Patrick Palmer
- Born: November 6, 1962 (age 63) Vancouver, British Columbia, Canada
- School: St.George's School
- University: University of British Columbia

Rugby union career
- Position: Wing

Senior career
- Years: Team / Apps / (Points)
- 1987-1992: UBC Old Boys

International career
- Years: Team / Apps / (Points)
- 1983-1992: Canada / 17 / (36)

Coaching career
- Years: Team
- 1994: UBC Old Boys Ravens
- 2001: Canada sevens
- 2014: St.George's School (sevens team)

= Pat Palmer (rugby union) =

Canada international rugby union player

Patrick Palmer (born November 6, 1962, in Vancouver, British Columbia, Canada) is a former Canadian national rugby player.

Palmer played a total of 17 games for Canada, including 3 matches in the 1987 Rugby World Cup, where he scored the first try against Tonga, as well as 3 matches in the 1991 Rugby World Cup.

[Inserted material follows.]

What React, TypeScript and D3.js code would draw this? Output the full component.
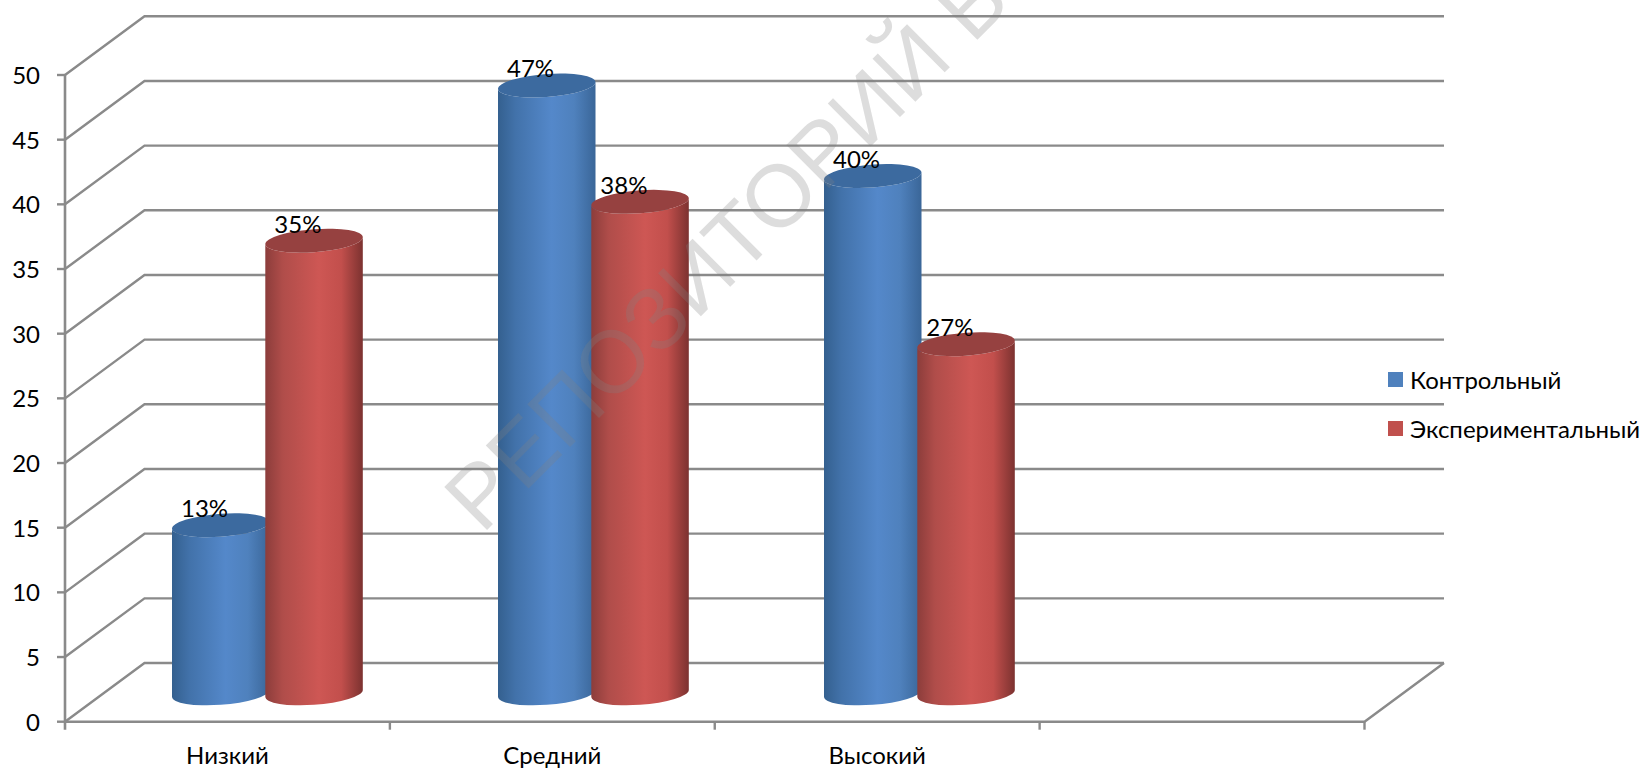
import React from "react";
import * as d3 from "d3";

const categories = ["Низкий", "Средний", "Высокий"];
const controlValues = [13, 47, 40];
const experimentalValues = [35, 38, 27];
const seriesNames = ["Контрольный", "Экспериментальный"];
const yTicks = [0, 5, 10, 15, 20, 25, 30, 35, 40, 45, 50];
const FONT = "Lato, 'Noto Sans', sans-serif";

const seriesList = [
  { key: "b", name: seriesNames[0], values: controlValues, legend: "#4f81bd", top: "#3c6a9f",
    stops: ["#34608f", "#4272aa", "#5488ca", "#4f81bd", "#3a6698"] },
  { key: "r", name: seriesNames[1], values: experimentalValues, legend: "#c0504d", top: "#964140",
    stops: ["#8c3d3b", "#b04d4a", "#ce5754", "#c24f4c", "#7c3230"] },
];

export default function App() {
  const y = d3.scaleLinear().domain([0, 50]).range([721.7, 75]);
  const depthX = 79.5;
  const depthY = -58.7;
  const x = d3.scaleLinear().domain([0, 4]).range([65, 1364.5]);
  const groupX = d3.scaleLinear().domain([0, 2]).range([172, 824]);
  const barW = 97.5;
  const barStep = 93.3;
  const ry = 11.5;
  const skew = -0.07;
  const line = d3.line();
  const gray = "#8a8a8a";

  const gridPaths = yTicks.map((t) =>
    line([
      [x(0), y(t)],
      [x(0) + depthX, y(t) + depthY],
      [x(4) + depthX, y(t) + depthY],
    ])
  );

  return (
    <svg
      width={1648}
      height={768}
      viewBox="0 0 1648 768"
      style={{ position: "fixed", left: 0, top: 0, display: "block", background: "#fff" }}
    >
      <defs>
        {seriesList.map((s) => (
          <linearGradient key={s.key} id={`grad-${s.key}`} x1="0" x2="1" y1="0" y2="0">
            {s.stops.map((c, i) => (
              <stop key={i} offset={[0, 0.18, 0.55, 0.78, 1][i]} stopColor={c} />
            ))}
          </linearGradient>
        ))}
      </defs>

      {gridPaths.map((d, i) => (
        <path key={i} d={d ?? ""} fill="none" stroke={gray} strokeWidth={2.4} />
      ))}
      <path d={line([[x(0), y(50)], [x(0), y(0) + 8]]) ?? ""} fill="none" stroke={gray} strokeWidth={2.6} />
      <path
        d={line([[x(0), y(0)], [x(4), y(0)], [x(4) + depthX, y(0) + depthY]]) ?? ""}
        fill="none"
        stroke={gray}
        strokeWidth={2.4}
      />
      {yTicks.map((t) => (
        <g key={t}>
          <line x1={x(0) - 8} x2={x(0)} y1={y(t)} y2={y(t)} stroke={gray} strokeWidth={2.4} />
          <text x={40} y={y(t) + 9} textAnchor="end" fontFamily={FONT} fontSize={24} fill="#000">
            {t}
          </text>
        </g>
      ))}
      {d3.range(1, 5).map((i) => (
        <line key={i} x1={x(i)} x2={x(i)} y1={y(0)} y2={y(0) + 8} stroke={gray} strokeWidth={2.4} />
      ))}
      {categories.map((c, i) => (
        <text key={c} x={x(i + 0.5)} y={764} textAnchor="middle" fontFamily={FONT} fontSize={24} fill="#000">
          {c}
        </text>
      ))}

      {categories.map((c, i) =>
        seriesList.map((s, j) => {
          const left = groupX(i) + j * barStep;
          const cx = left + barW / 2;
          const rx = barW / 2;
          const base = y(0) + depthY / 2 + 1;
          const top = y(s.values[i]) + depthY / 2 + 1;
          const body = `M${left},${top}L${left},${base}A${rx},${ry} 0 0 0 ${left + barW},${base}L${left + barW},${top}A${rx},${ry} 0 0 1 ${left},${top}Z`;
          return (
            <g key={c + s.key} transform={`matrix(1,${skew},0,1,0,${-skew * cx})`}>
              <path d={body} fill={`url(#grad-${s.key})`} />
              <ellipse cx={cx} cy={top} rx={rx} ry={ry} fill={s.top} />
            </g>
          );
        })
      )}
      {categories.map((c, i) =>
        seriesList.map((s, j) => (
          <text
            key={c + s.key + "l"}
            x={groupX(i) + j * barStep + 9}
            y={y(s.values[i]) + depthY / 2 - 7}
            fontFamily={FONT}
            fontSize={24}
            fill="#000"
          >
            {s.values[i]}%
          </text>
        ))
      )}

      {seriesList.map((s, j) => (
        <g key={s.key}>
          <rect x={1388} y={372 + j * 49} width={15} height={15} fill={s.legend} />
          <text x={1410} y={389 + j * 49} fontFamily={FONT} fontSize={24} fill="#000">
            {s.name}
          </text>
        </g>
      ))}

      <text
        transform="translate(482,535) rotate(-45)"
        fontFamily="'Liberation Sans', sans-serif"
        fontSize={88}
        fill="#808080"
        fillOpacity={0.27}
      >
        РЕПОЗИТОРИЙ Б
      </text>
    </svg>
  );
}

He also coached the 1994 UBC Old Boys Ravens squad which won its fifth provincial title against Cowichan with some supporters even taking a helicopter to the game on Vancouver Island and briefly hovering overhead to catch a bird’s-eye view. In 2001, Palmer coached Canada Under-17 and Canada Sevens. Currently, he coaches the St. George's School sevens team.